A non-science fiction look by Simak at the value of the press is found in his Western short story "Trail City’s Hot-Lead Crusaders" (1944). The crusaders of the title, are newspapermen who stand up to corrupt town bosses in the old West. Simak was a newspaperman all his life, and this tale speaks to his convictions on the subject. "Trail City’s Hot-Lead Crusaders" is in the anthology Westerns of the 40’s: Classics from the Great Pulps (1977), edited by Damon Knight (also reprinted as 7 Westerns of the 40’s: Classics from the Great Pulps).
By contrast, I didn't like two Simak short stories about painters, "The Spaceman's Van Gogh" (1956), and the award-winning "Grotto of the Dancing Deer" (1980). Both seem static as story-telling, and uninteresting in their treatment of art.
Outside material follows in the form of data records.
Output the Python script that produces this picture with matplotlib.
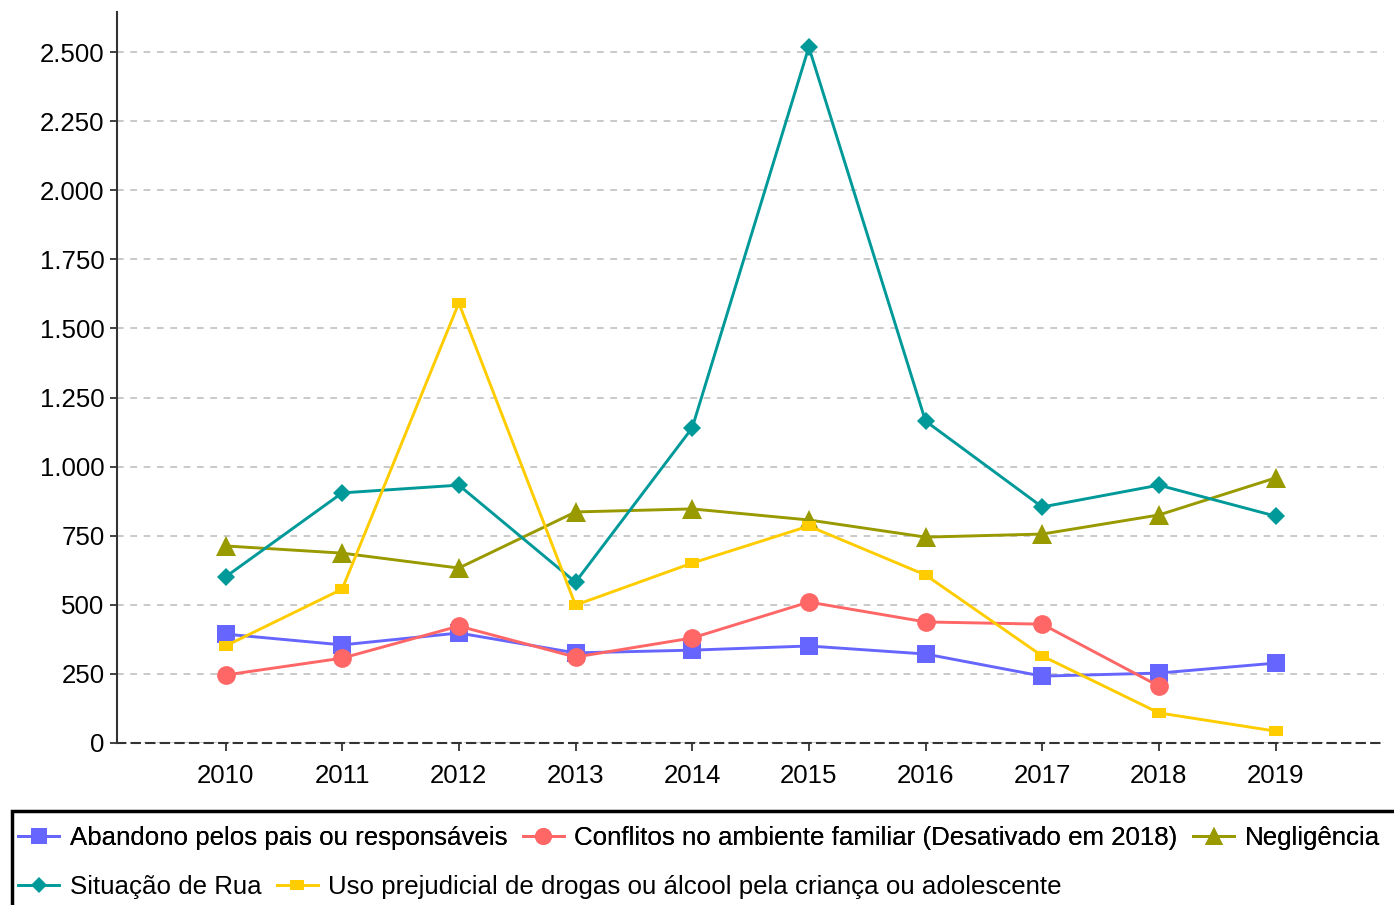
import matplotlib
matplotlib.use("Agg")
import matplotlib.pyplot as plt
from matplotlib.lines import Line2D
from matplotlib.patches import Rectangle
from matplotlib.ticker import FuncFormatter, MultipleLocator

plt.rcParams['font.family'] = ['Liberation Sans', 'DejaVu Sans']

years = [2010, 2011, 2012, 2013, 2014, 2015, 2016, 2017, 2018, 2019]
abandono = [394, 355, 398, 326, 336, 351, 322, 242, 253, 289]
conflitos = [246, 307, 423, 311, 380, 510, 438, 430, 206, None]
negligencia = [713, 687, 633, 836, 847, 807, 745, 756, 825, 959]
situacao_rua = [601, 905, 933, 582, 1140, 2518, 1165, 854, 933, 821]
uso_drogas = [351, 557, 1592, 499, 651, 785, 608, 315, 109, 43]

labels = [
    "Abandono pelos pais ou responsáveis",
    "Conflitos no ambiente familiar (Desativado em 2018)",
    "Negligência",
    "Situação de Rua",
    "Uso prejudicial de drogas ou álcool pela criança ou adolescente",
]

rect = [(-1, -0.7), (1, -0.7), (1, 0.7), (-1, 0.7)]
styles = [
    dict(color="#6666FF", marker="s", ms=12.5),
    dict(color="#FF6666", marker="o", ms=13.5),
    dict(color="#999900", marker="^", ms=14),
    dict(color="#009999", marker="D", ms=9.5),
    dict(color="#FFCC00", marker=rect, ms=10.5),
]
series = [abandono, conflitos, negligencia, situacao_rua, uso_drogas]

FS = 18.6

fig = plt.figure(figsize=(13.94, 9.05), dpi=100)
ax = fig.add_axes([117/1394, 1-743/905, (1384-117)/1394, (743-12)/905])

handles = []
for vals, st, lab in zip(series, styles, labels):
    xs = [y for y, v in zip(years, vals) if v is not None]
    vs = [v for v in vals if v is not None]
    h, = ax.plot(xs, vs, color=st["color"], marker=st["marker"], ms=st["ms"],
                 lw=2.1, mec=st["color"], mew=0, label=lab, zorder=3)
    handles.append(h)

ax.set_xlim(2009.07, 2019.93)
ax.set_ylim(0, 2645)
ax.yaxis.set_major_locator(MultipleLocator(250))
ax.yaxis.set_major_formatter(FuncFormatter(lambda v, p: f"{int(v):,}".replace(",", ".")))
ax.set_xticks(years)
ax.set_xticklabels([str(y) for y in years])
ax.grid(axis="y", color="#c0c0c0", linestyle=(0, (4, 4)), lw=1.2)
ax.set_axisbelow(True)
for s in ["top", "right"]:
    ax.spines[s].set_visible(False)
ax.spines["left"].set_color("#333333")
ax.spines["left"].set_linewidth(1.5)
ax.spines["bottom"].set_color("#333333")
ax.spines["bottom"].set_linestyle((0, (4, 3)))
ax.spines["bottom"].set_linewidth(1.5)
ax.tick_params(axis="both", labelsize=FS, colors="#333333", labelcolor="black",
               length=5, width=1.3)
ax.tick_params(axis="x", length=6, pad=9)
ax.tick_params(axis="y", pad=4)

# legend frame
fig.patches.append(Rectangle((12/1394, -0.01), 1.0, (905-811)/905 + 0.01, transform=fig.transFigure,
                             fill=False, edgecolor="black", lw=2.5, zorder=5))

def mkh(h):
    return Line2D([], [], color=h.get_color(), marker=h.get_marker(), ms=h.get_markersize()*0.9,
                  lw=2.1, mew=0)

kw = dict(frameon=False, loc="center left", fontsize=FS, handlelength=1.6,
          handletextpad=0.4, columnspacing=0.6, borderpad=0, borderaxespad=0)
leg1 = fig.legend([mkh(h) for h in handles[:3]], labels[:3], ncol=3,
                  bbox_to_anchor=(18/1394, 1-838/905), **kw)
leg2 = fig.legend([mkh(h) for h in handles[3:]], labels[3:], ncol=2,
                  bbox_to_anchor=(18/1394, 1-887/905), **kw)
fig.add_artist(leg1)

fig.savefig("out.png", dpi=100)
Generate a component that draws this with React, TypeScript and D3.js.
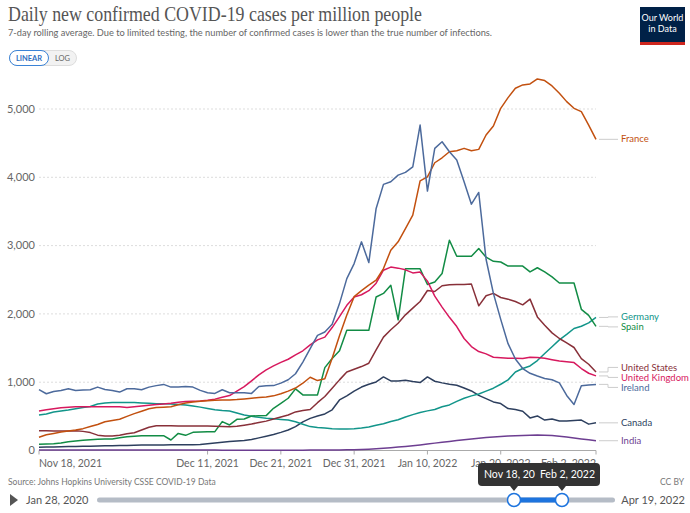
import * as d3 from "d3";

// daily points, Nov 18 2021 .. Feb 2 2022
const dates = d3.utcDay.range(new Date(Date.UTC(2021, 10, 18)), new Date(Date.UTC(2022, 1, 3)));

const france = [
  195, 230, 250, 270, 285, 300, 320, 350, 380, 420,
  440, 457, 500, 540, 575, 610, 628, 635, 642, 670,
  695, 710, 720, 728, 735, 738, 740, 745, 755, 765,
  775, 785, 800, 830, 870, 915, 985, 1073, 1024, 1050,
  1350, 1680, 1983, 2252, 2340, 2420, 2493, 2664, 2933, 3055,
  3250, 3446, 3948, 4007, 4213, 4286, 4374, 4389, 4424, 4389,
  4409, 4619, 4751, 5010, 5167, 5304, 5353, 5367, 5440, 5416,
  5338, 5230, 5108, 5010, 4961, 4765, 4556,
];
const ireland = [
  890, 831, 865, 880, 904, 880, 885, 890, 928, 894,
  880, 855, 904, 904, 890, 928, 950, 968, 928, 930,
  938, 928, 880, 846, 836, 890, 846, 846, 846, 836,
  938, 948, 950, 987, 1036, 1124, 1295, 1491, 1686, 1735,
  1847, 2151, 2517, 2737, 3055, 2752, 3544, 3896, 3934, 4032,
  4072, 4154, 4765, 3798, 4424, 4521, 4374, 4252, 3934, 3607,
  3778, 2800, 2300, 1920, 1564, 1340, 1200, 1130, 1090, 1055,
  1036, 990, 806, 674, 948, 958, 968,
];
const uk = [
  579, 595, 612, 625, 635, 642, 642, 642, 642, 642,
  642, 640, 630, 640, 652, 662, 672, 682, 692, 705,
  716, 722, 726, 735, 752, 780, 804, 870, 936, 1020,
  1107, 1180, 1238, 1290, 1336, 1400, 1460, 1546, 1620, 1660,
  1800, 1960, 2126, 2248, 2280, 2340, 2450, 2640, 2685, 2670,
  2645, 2600, 2612, 2480, 2260, 2100, 1950, 1815, 1640, 1522,
  1449, 1415, 1366, 1358, 1352, 1350, 1346, 1366, 1361, 1350,
  1330, 1312, 1300, 1287, 1200, 1131, 1092,
];
const us = [
  289, 288, 286, 286, 287, 288, 280, 262, 225, 212,
  212, 222, 245, 260, 300, 340, 362, 362, 362, 360,
  358, 357, 357, 357, 356, 352, 348, 355, 370, 387,
  410, 430, 460, 490, 520, 565, 585, 600, 700, 790,
  910, 1034, 1150, 1190, 1229, 1278, 1473, 1660, 1767, 1864,
  1986, 2085, 2182, 2343, 2328, 2412, 2426, 2430, 2432, 2436,
  2118, 2265, 2300, 2240, 2216, 2182, 2133, 2216, 1956, 1835,
  1722, 1640, 1576, 1508, 1346, 1263, 1150,
];
const spain = [
  91, 95, 98, 110, 129, 140, 150, 158, 164, 167,
  169, 185, 200, 210, 215, 217, 217, 217, 154, 250,
  222, 266, 270, 276, 276, 423, 374, 457, 462, 506,
  508, 511, 618, 690, 765, 902, 814, 814, 814, 1213,
  1346, 1460, 1760, 1760, 1760, 1760, 2248, 2300, 2420, 1913,
  2660, 2660, 2660, 2430, 2468, 2592, 3079, 2844, 2844, 2844,
  2957, 2830, 2770, 2760, 2700, 2700, 2700, 2615, 2676, 2615,
  2541, 2453, 2453, 2453, 2067, 1979, 1818,
];
const germany = [
  520, 535, 565, 580, 593, 610, 628, 645, 680, 695,
  702, 702, 702, 702, 695, 690, 686, 684, 682, 675,
  667, 652, 635, 615, 595, 585, 579, 550, 520, 500,
  485, 472, 465, 455, 447, 420, 385, 350, 336, 328,
  320, 316, 316, 320, 330, 345, 370, 392, 425, 450,
  490, 525, 555, 580, 600, 640, 667, 720, 765, 800,
  828, 870, 912, 970, 1034, 1150, 1200, 1238, 1317, 1420,
  1520, 1620, 1700, 1786, 1820, 1869, 1948,
];
const canada = [
  49, 50, 52, 55, 57, 59, 61, 63, 66, 68,
  70, 72, 75, 77, 79, 80, 81, 82, 83, 84,
  85, 86, 88, 100, 110, 120, 130, 140, 147, 160,
  185, 210, 235, 265, 300, 350, 420, 470, 505, 535,
  596, 740, 800, 869, 929, 970, 1004, 1077, 1019, 1019,
  1029, 1010, 995, 1077, 1014, 990, 970, 955, 916, 872,
  808, 760, 711, 687, 614, 599, 575, 477, 506, 445,
  460, 431, 433, 441, 445, 386, 405,
];
const india = [
  8, 8, 8, 7, 7, 7, 7, 7, 7, 7,
  7, 7, 7, 6, 6, 6, 6, 6, 6, 6,
  6, 6, 6, 6, 6, 5, 5, 5, 5, 5,
  5, 5, 5, 5, 5, 5, 5, 6, 6, 7,
  8, 9, 10, 12, 15, 20, 26, 33, 41, 50,
  60, 70, 81, 94, 108, 120, 132, 145, 158, 170,
  180, 190, 198, 205, 211, 216, 221, 225, 227, 224,
  218, 208, 196, 183, 170, 156, 143,
];

const series = [
  { name: "India", color: "#6d3e91", values: india },
  { name: "Canada", color: "#2d3f5e", values: canada },
  { name: "Germany", color: "#12958a", values: germany },
  { name: "Spain", color: "#128c45", values: spain },
  { name: "United States", color: "#883039", values: us },
  { name: "United Kingdom", color: "#d7195e", values: uk },
  { name: "France", color: "#c2500f", values: france },
  { name: "Ireland", color: "#4c6a9c", values: ireland },
];

const xTickDates = [
  Date.UTC(2021, 10, 18), Date.UTC(2021, 11, 11), Date.UTC(2021, 11, 21), Date.UTC(2021, 11, 31),
  Date.UTC(2022, 0, 10), Date.UTC(2022, 0, 20), Date.UTC(2022, 1, 2),
];
const xTickLabels = ["Nov 18, 2021", "Dec 11, 2021", "Dec 21, 2021", "Dec 31, 2021", "Jan 10, 2022", "Jan 20, 2022", "Feb 2, 2022"];
const yTicks = [0, 1000, 2000, 3000, 4000, 5000];

const sans = "Lato, 'Noto Sans', sans-serif";

export default function App() {
  const x = d3.scaleUtc().domain([dates[0], dates[dates.length - 1]]).range([39, 596]);
  const y = d3.scaleLinear().domain([0, 5000]).range([450.5, 109]);
  const line = d3.line<number>().x((_, i) => x(dates[i])).y((v) => y(v));
  const fmt = d3.format(",");

  // end labels, pushed apart so they don't overlap
  const labels = series
    .map((s) => ({ name: s.name, color: s.color, endY: y(s.values[s.values.length - 1]), ly: y(s.values[s.values.length - 1]) }))
    .sort((a, b) => a.endY - b.endY);
  for (let it = 0; it < 50; it++) {
    for (let i = 1; i < labels.length; i++) {
      const gap = labels[i].ly - labels[i - 1].ly;
      if (gap < 10) {
        const d = (10 - gap) / 2;
        labels[i].ly += d;
        labels[i - 1].ly -= d;
      }
    }
  }

  const xEnd = x(dates[dates.length - 1]);
  const slider = d3.scaleLinear().domain([0, 1]).range([97, 615]);
  const h0 = slider(0.805);
  const h1 = slider(0.8976);

  return (
    <svg width={690} height={513} style={{ position: "absolute", left: 0, top: 0 }} fontFamily={sans}>
      <rect width={690} height={513} fill="white" />

      <text x={8} y={21} fontFamily="'Liberation Serif', 'DejaVu Serif', serif" fontSize={21} fill="#555" textLength={414} lengthAdjust="spacingAndGlyphs">
        Daily new confirmed COVID-19 cases per million people
      </text>
      <text x={8} y={36} fontSize={10.2} fill="#666" textLength={484} lengthAdjust="spacingAndGlyphs">
        7-day rolling average. Due to limited testing, the number of confirmed cases is lower than the true number of infections.
      </text>

      {/* linear / log toggle */}
      <rect x={9.5} y={50.5} width={67} height={15} rx={7.5} fill="#f2f2f2" stroke="#ddd" />
      <rect x={9.5} y={50.5} width={39} height={15} rx={7.5} fill="white" stroke="#3b83d6" />
      <text x={29} y={61} fontSize={7.5} fontWeight={700} fill="#2f6fbf" textAnchor="middle">LINEAR</text>
      <text x={62.5} y={61} fontSize={7.5} fill="#666" textAnchor="middle">LOG</text>

      {/* logo */}
      <rect x={640} y={7} width={45} height={38} fill="#002147" />
      <rect x={640} y={42} width={45} height={3} fill="#ce261e" />
      <text x={662.5} y={21} fontSize={9} fill="white" textAnchor="middle">Our World</text>
      <text x={662.5} y={32} fontSize={9} fill="white" textAnchor="middle">in Data</text>

      {/* grid + y axis */}
      {yTicks.map((t) => (
        <g key={t}>
          {t > 0 && <line x1={39} x2={xEnd} y1={y(t)} y2={y(t)} stroke="#ddd" strokeDasharray="2,2" />}
          <text x={35} y={y(t)} dy="0.35em" fontSize={11} fill="#666" textAnchor="end">{fmt(t)}</text>
        </g>
      ))}

      {/* x axis */}
      <line x1={39} x2={xEnd} y1={y(0)} y2={y(0)} stroke="#aaa" />
      {xTickDates.map((t, i) => (
        <g key={t}>
          <line x1={x(new Date(t))} x2={x(new Date(t))} y1={y(0)} y2={y(0) + 4} stroke="#aaa" />
          <text
            x={x(new Date(t))}
            y={467}
            fontSize={10.5}
            fill="#666"
            textAnchor={i === 0 ? "start" : i === xTickDates.length - 1 ? "end" : "middle"}
          >
            {xTickLabels[i]}
          </text>
        </g>
      ))}

      {/* lines */}
      {series.map((s) => (
        <path key={s.name} d={line(s.values) ?? ""} fill="none" stroke={s.color} strokeWidth={1.5} strokeLinejoin="round" />
      ))}

      {/* end labels */}
      {labels.map((l) => (
        <g key={l.name}>
          <path d={`M${xEnd + 3},${l.endY}H608V${l.ly}H618`} fill="none" stroke="#ccc" />
          <text x={621} y={l.ly} dy="0.33em" fontSize={9.5} fill={l.color}>{l.name}</text>
        </g>
      ))}

      {/* footer */}
      <text x={8} y={485} fontSize={8.5} fill="#777">Source: Johns Hopkins University CSSE COVID-19 Data</text>
      <text x={684} y={485} fontSize={8.5} fill="#777" textAnchor="end">CC BY</text>

      {/* timeline */}
      <path d="M10,494 L18,500 L10,506 Z" fill="#555" />
      <text x={26} y={504} fontSize={11} fill="#555">Jan 28, 2020</text>
      <text x={685} y={504} fontSize={11} fill="#555" textAnchor="end">Apr 19, 2022</text>
      <rect x={slider(0)} y={497.5} width={slider(1) - slider(0)} height={5} rx={2.5} fill="#b5bcc6" />
      <rect x={h0} y={497.5} width={h1 - h0} height={5} fill="#1d74de" />
      <circle cx={h0} cy={500} r={6.5} fill="white" stroke="#1d74de" strokeWidth={1.5} />
      <circle cx={h1} cy={500} r={6.5} fill="white" stroke="#1d74de" strokeWidth={1.5} />

      <rect x={478} y={463} width={122} height={23} rx={4} fill="#333" />
      <path d={`M${h0 - 4},486 L${h0},491 L${h0 + 4},486 Z`} fill="#333" />
      <path d={`M${h1 - 4},486 L${h1},491 L${h1 + 4},486 Z`} fill="#333" />
      <text x={484} y={478} fontSize={10.5} fill="white">Nov 18, 20</text>
      <text x={595} y={478} fontSize={10.5} fill="white" textAnchor="end">Feb 2, 2022</text>
    </svg>
  );
}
Both deal with solitary painters who have lived isolated lives. Both have a hero who tracks down the artist's work. Both have him finding an example of the painting, in a small, somewhat claustrophobic underground cave or burrow.
"Ogre" (1944) is a novella about an alien planet where music is composed, among other things. The tale embraces some dreadful moral and political ideas at the end: it seems to be written by Simak's Evil Twin. Probably the worst Simak story ever. Nellie the robot, does show that highly individualized robots were already part of Simak's fiction at this early date. The story appeared in January 1944, shortly before the debut of Simak's City series.